“Ou nos conformamos com a idéia de que formas de autogoverno brotarão ocasionalmente e conviveremos com grupos anárquicos que predicam a violência, arriscando-nos à ruptura da convivência democrática, ou nos pomos humildemente a dialogar com os vastos setores da sociedade que só formalmente pertencem à pólis. Eles estão, na maioria das vezes, economicamente integrados, politicamente insatisfeitos e possuem identidades culturais diferentes do que até hoje parecia, equivocadamente, ser o mainstream. É só conhecer a realidade das “comunidades” que pontilham nossas cidades ou as periferias infindáveis de seus contornos para sentir a força dessas presenças. Tecnicamente é possível aumentar os mecanismos de escuta e de participação ampliada no processo deliberativo e nas instituições executivas. Politicamente o avanço tem sido muito lento.

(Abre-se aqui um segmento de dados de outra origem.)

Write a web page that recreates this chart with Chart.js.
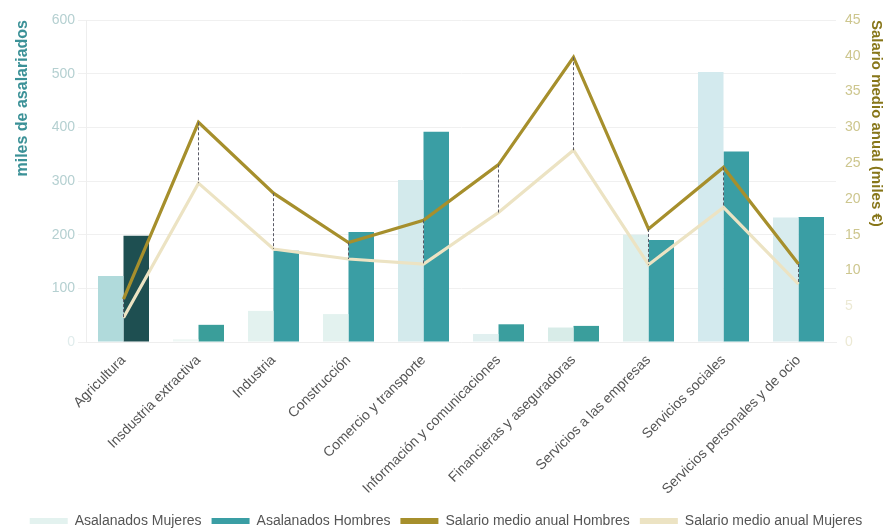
<!DOCTYPE html>
<html>
<head>
<meta charset="utf-8">
<script src="https://cdn.jsdelivr.net/npm/chart.js@4.4.1/dist/chart.umd.min.js"></script>
<style>
  html, body { margin: 0; padding: 0; background: #fff; }
  #wrap { width: 892px; height: 528px; }
</style>
</head>
<body>
<div id="wrap"><canvas id="chart" width="892" height="528"></canvas></div>
<script>
let categorias = ["Agricultura", "Insdustria extractiva", "Industria", "Construcción",
  "Comercio y transporte", "Información y comunicaciones", "Financieras y aseguradoras",
  "Servicios a las empresas", "Servicios sociales", "Servicios personales y de ocio"];

let asalariadosMujeres = [123, 5, 58, 52, 302, 15, 27, 200, 503, 232];
let asalariadosHombres = [198, 32, 170, 205, 392, 33, 30, 190, 355, 233];
let salarioHombres = [6.0, 30.7, 20.8, 13.9, 17.0, 24.8, 39.8, 15.8, 24.4, 10.9];
let salarioMujeres = [3.4, 22.2, 13.0, 11.6, 10.9, 18.1, 26.8, 10.8, 18.8, 8.1];

let ticksIzq = [0, 100, 200, 300, 400, 500, 600];
let ticksDer = [0, 5, 10, 15, 20, 25, 30, 35, 40, 45];

let colorMujeres = ["#b0dadb", "#eef7f4", "#e3f2ef", "#e3f2ef", "#d3eaec",
  "#e1f0f0", "#d8ece8", "#dcefed", "#d3eaee", "#d8ecee"];
let colorHombres = ["#1e4f51", "#3a9e9a", "#3a9ea4", "#3a9ea4", "#3a9ea4",
  "#3a9e9e", "#3a9e9c", "#3a9ea4", "#3a9ea4", "#3a9ea4"];

let legendColors = ["#e3f2ef", "#3a9ea4", "#a68f2c", "#ece3c3"];

// lineas discontinuas entre salario hombres y mujeres
let dropLines = {
  id: "dropLines",
  afterDatasetsDraw: function(chart) {
    let ctx = chart.ctx;
    let x = chart.scales.x;
    let y = chart.scales.y2;
    ctx.save();
    ctx.strokeStyle = "#5a5a66";
    ctx.lineWidth = 1;
    ctx.setLineDash([3, 2]);
    for (let i = 0; i < categorias.length; i++) {
      let px = x.getPixelForValue(i);
      ctx.beginPath();
      ctx.moveTo(px, y.getPixelForValue(salarioHombres[i]));
      ctx.lineTo(px, y.getPixelForValue(salarioMujeres[i]));
      ctx.stroke();
    }
    ctx.restore();
  }
};

// baja un poco la leyenda
let legendShift = {
  id: "legendShift",
  afterLayout: function(chart) {
    chart.legend.top += 10;
    chart.legend.bottom += 10;
  }
};

let ctx = document.getElementById("chart").getContext("2d");
new Chart(ctx, {
  type: "bar",
  data: {
    labels: categorias,
    datasets: [
      {
        label: "Asalanados Mujeres",
        data: asalariadosMujeres,
        backgroundColor: colorMujeres,
        yAxisID: "y",
        order: 2
      },
      {
        label: "Asalanados Hombres",
        data: asalariadosHombres,
        backgroundColor: colorHombres,
        yAxisID: "y",
        order: 2
      },
      {
        type: "line",
        label: "Salario medio anual Hombres",
        data: salarioHombres,
        borderColor: "#a68f2c",
        backgroundColor: "#a68f2c",
        borderWidth: 3.2,
        pointRadius: 0,
        tension: 0,
        yAxisID: "y2",
        order: 0
      },
      {
        type: "line",
        label: "Salario medio anual Mujeres",
        data: salarioMujeres,
        borderColor: "#ece3c3",
        backgroundColor: "#ece3c3",
        borderWidth: 3.2,
        pointRadius: 0,
        tension: 0,
        yAxisID: "y2",
        order: 1
      }
    ]
  },
  options: {
    responsive: false,
    animation: false,
    layout: { padding: { top: 20, left: 0, right: 0, bottom: 0 } },
    datasets: {
      bar: { categoryPercentage: 0.68, barPercentage: 1.0 }
    },
    plugins: {
      legend: {
        position: "bottom",
        labels: {
          boxWidth: 38,
          boxHeight: 6,
          padding: 10,
          color: "#555",
          font: { family: "'Liberation Sans', Arial", size: 14 },
          sort: function(a, b) { return a.datasetIndex - b.datasetIndex; },
          generateLabels: function(chart) {
            let items = Chart.defaults.plugins.legend.labels.generateLabels(chart);
            items.forEach(function(it) {
              it.fillStyle = legendColors[it.datasetIndex];
              it.strokeStyle = legendColors[it.datasetIndex];
              it.lineWidth = 0;
            });
            return items;
          }
        }
      },
      tooltip: { enabled: false }
    },
    scales: {
      x: {
        grid: { display: false },
        border: { display: true, color: "#eee" },
        ticks: {
          color: "#555",
          maxRotation: 45,
          minRotation: 45,
          autoSkip: false,
          padding: 2,
          font: { family: "'Liberation Sans', Arial", size: 14 }
        },
        afterFit: function(scale) { scale.height = 152; }
      },
      y: {
        position: "left",
        min: 0,
        max: 600,
        afterBuildTicks: function(scale) {
          scale.ticks = ticksIzq.map(function(v) { return { value: v }; });
        },
        grid: { color: "#f0f0f0" },
        border: { display: true, color: "#eee" },
        ticks: {
          color: function(c) { return c.tick.value === 0 ? "#e0ecec" : "#b5d0d1"; },
          padding: 3,
          font: { family: "'Liberation Sans', Arial", size: 14 }
        },
        title: {
          display: true,
          text: "miles de asalariados",
          align: "end",
          color: "#3b9197",
          padding: { top: 13, bottom: 0 },
          font: { family: "'Liberation Sans', Arial", size: 16, weight: "bold" }
        },
        afterFit: function(scale) { scale.width = 86; }
      },
      y2: {
        position: "right",
        min: 0,
        max: 45,
        afterBuildTicks: function(scale) {
          scale.ticks = ticksDer.map(function(v) { return { value: v }; });
        },
        grid: { display: false },
        border: { display: false },
        ticks: {
          color: function(c) { return c.tick.value <= 5 ? "#ece9d4" : "#cdc68e"; },
          padding: 1,
          font: { family: "'Liberation Sans', Arial", size: 14 }
        },
        title: {
          display: true,
          text: "Salario medio anual (miles €)",
          align: "end",
          color: "#877619",
          padding: { top: 7, bottom: 0 },
          font: { family: "'Liberation Sans', Arial", size: 15, weight: "bold" }
        },
        afterFit: function(scale) { scale.width = 56; }
      }
    }
  },
  plugins: [dropLines, legendShift]
});
</script>
</body>
</html>
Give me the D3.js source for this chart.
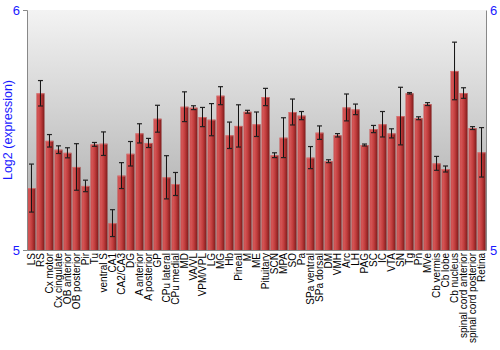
<!DOCTYPE html>
<html lang="en">
<head>
<meta charset="UTF-8">
<title>Log2 expression by region</title>
<style>
  body { margin: 0; background: #fff; font-family: "Liberation Sans", Arial, sans-serif; }
</style>
<script src="https://d3js.org/d3.v7.min.js"></script>
</head>
<body>
<div id="chart"></div>
<script>
// regions, mean log2 expression and error (+/-)
var regions = ["LS", "RS", "Cx motor", "Cx cingulate", "OB anterior", "OB posterior", "Pir", "Tu",
  "ventral S", "CA1", "CA2/CA3", "DG", "A anterior", "A posterior", "GP", "CPu lateral", "CPu medial",
  "MD", "VA/VL", "VPM/VPL", "LG", "MG", "Hb", "Pineal", "M", "ME", "Pituitary", "SCN", "MPA", "SO",
  "Pa", "SPa ventral", "SPa dorsal", "DM", "VMH", "Arc", "LH", "PAG", "SC", "IC", "VTA", "SN", "Tg",
  "Pn", "MVe", "Cb vermis", "Cb lobe", "Cb nucleus", "spinal cord anterior", "spinal cord posterior", "Retina"];

var values = [5.258, 5.653, 5.455, 5.418, 5.405, 5.346, 5.267, 5.44,
  5.443, 5.112, 5.31, 5.401, 5.486, 5.446, 5.547, 5.303, 5.275,
  5.597, 5.593, 5.554, 5.543, 5.643, 5.478, 5.517, 5.576, 5.524, 5.6375, 5.395, 5.468, 5.575,
  5.56, 5.385, 5.489, 5.37, 5.478, 5.594, 5.586, 5.4375, 5.504, 5.524, 5.486, 5.558, 5.653,
  5.549, 5.608, 5.361, 5.3375, 5.746, 5.654, 5.508, 5.407];

var errors = [0.1, 0.053, 0.026, 0.016, 0.021, 0.097, 0.024, 0.008,
  0.049, 0.056, 0.054, 0.051, 0.04, 0.019, 0.056, 0.09, 0.048,
  0.062, 0.008, 0.04, 0.067, 0.0375, 0.055, 0.088, 0.006, 0.051, 0.036, 0.01, 0.083, 0.054,
  0.017, 0.046, 0.028, 0.006, 0.007, 0.056, 0.022, 0.004, 0.015, 0.053, 0.019, 0.12, 0.003,
  0.006, 0.006, 0.029, 0.0125, 0.12, 0.022, 0.006, 0.103];

var yTicks = [5, 6];

var data = regions.map(function(r, i) {
  return { region: r, value: values[i], err: errors[i] };
});

var W = 500, H = 350;
var margin = {top: 10, right: 14, bottom: 100, left: 27};
var width = W - margin.left - margin.right,
    height = H - margin.top - margin.bottom;

var svg = d3.select("#chart").append("svg")
  .attr("width", W)
  .attr("height", H);

var defs = svg.append("defs");

var bg = defs.append("linearGradient")
  .attr("id", "bgGrad")
  .attr("x1", 0).attr("y1", 0).attr("x2", 0).attr("y2", 1);
bg.append("stop").attr("offset", "0%").attr("stop-color", "#f3f3f3");
bg.append("stop").attr("offset", "100%").attr("stop-color", "#a4a4a4");

var barGrad = defs.append("linearGradient")
  .attr("id", "barGrad")
  .attr("x1", 0).attr("y1", 0).attr("x2", 1).attr("y2", 0);
barGrad.append("stop").attr("offset", "0%").attr("stop-color", "#c84848");
barGrad.append("stop").attr("offset", "20%").attr("stop-color", "#d45656");
barGrad.append("stop").attr("offset", "55%").attr("stop-color", "#c13c3c");
barGrad.append("stop").attr("offset", "100%").attr("stop-color", "#7e1a1a");

var g = svg.append("g")
  .attr("transform", "translate(" + margin.left + "," + margin.top + ")");

var x = d3.scaleBand()
  .domain(regions)
  .range([0, width])
  .paddingInner(0.11)
  .paddingOuter(0.05);

var y = d3.scaleLinear()
  .domain([5, 6])
  .range([height, 0]);

// plot background
g.append("rect")
  .attr("width", width)
  .attr("height", height)
  .attr("fill", "url(#bgGrad)");

// bars
g.selectAll(".bar")
  .data(data)
  .enter()
  .append("rect")
    .attr("class", "bar")
    .attr("x", function(d) { return x(d.region); })
    .attr("y", function(d) { return y(d.value); })
    .attr("width", x.bandwidth())
    .attr("height", function(d) { return height - y(d.value); })
    .attr("fill", "url(#barGrad)");

// thin highlight on bar tops
g.selectAll(".bartop")
  .data(data)
  .enter()
  .append("rect")
    .attr("x", function(d) { return x(d.region); })
    .attr("y", function(d) { return y(d.value); })
    .attr("width", x.bandwidth())
    .attr("height", 1)
    .attr("fill", "#e07a7a")
    .attr("opacity", 0.7);

// error bars
var eb = g.selectAll(".err")
  .data(data)
  .enter()
  .append("g")
    .attr("transform", function(d) { return "translate(" + (x(d.region) + x.bandwidth() / 2) + ",0)"; });

eb.append("line")
  .attr("y1", function(d) { return y(d.value + d.err); })
  .attr("y2", function(d) { return y(d.value - d.err); })
  .attr("stroke", "#111")
  .attr("stroke-width", 1);

eb.append("line")
  .attr("x1", -2.5).attr("x2", 2.5)
  .attr("y1", function(d) { return y(d.value + d.err); })
  .attr("y2", function(d) { return y(d.value + d.err); })
  .attr("stroke", "#222")
  .attr("stroke-width", 1.2);

eb.append("line")
  .attr("x1", -2.5).attr("x2", 2.5)
  .attr("y1", function(d) { return y(d.value - d.err); })
  .attr("y2", function(d) { return y(d.value - d.err); })
  .attr("stroke", "#222")
  .attr("stroke-width", 1.2);

// axes
var left = g.append("g")
  .call(d3.axisLeft(y).tickValues(yTicks).tickFormat(d3.format("d")).tickSize(4).tickPadding(3));
left.select(".domain").attr("stroke", "#888");
left.selectAll(".tick line").attr("stroke", "#888");
left.selectAll("text").attr("fill", "#1a1aff").style("font-size", "13px")
  .style("font-family", "Liberation Sans, Arial, sans-serif");

var right = g.append("g")
  .attr("transform", "translate(" + width + ",0)")
  .call(d3.axisRight(y).tickValues(yTicks).tickFormat(d3.format("d")).tickSize(0).tickPadding(4));
right.select(".domain").attr("stroke", "#888");
right.selectAll("text").attr("fill", "#1a1aff").style("font-size", "13px")
  .style("font-family", "Liberation Sans, Arial, sans-serif");

var bottom = g.append("g")
  .attr("transform", "translate(0," + height + ")")
  .call(d3.axisBottom(x).tickSize(0).tickPadding(3));
bottom.select(".domain").attr("stroke", "#888");
bottom.selectAll("text")
  .attr("transform", "rotate(-90)")
  .attr("x", -3)
  .attr("y", 0)
  .attr("dy", "0.35em")
  .style("text-anchor", "end")
  .style("font-size", "10px")
  .style("font-family", "Liberation Sans, Arial, sans-serif")
  .attr("fill", "#000");

// y label
svg.append("text")
  .attr("transform", "translate(12,130) rotate(-90)")
  .attr("text-anchor", "middle")
  .attr("fill", "#1a1aff")
  .style("font-size", "12.5px")
  .style("font-family", "Liberation Sans, Arial, sans-serif")
  .text("Log2 (expression)");
</script>
</body>
</html>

Numa palavra: não há tempo a perder para reconstruir a democracia nos moldes das realidades atuais. Neste esforço, a educação e a cultura continuam fundamentais. O momento não é de simples “pregação democrática”, como se este credo construído a duras penas nos últimos séculos fosse o anelo da maioria. Não se trata só de “ensinar”, mas de “aprender” Não estamos diante de uma elite que sabe e de um povo que desconhece. O momento é de respeito à pluralidade das identidades culturais e de reconstrução das instituições para que elas captem e representem o sentimento e os novos interesses da população. Só assim poderemos manter acesa a chama da liberdade, do respeito à representação e da autoridade legítima e evitar que formas abertas ou disfarçadas de autoritarismo e violência ocupem a cena.”
Fernando Henrique Cardoso, sociólogo, ex-presidente da República. Extraído do discurso de posse de FHC na Academia Brasileira de Letras, em 10/09/2013.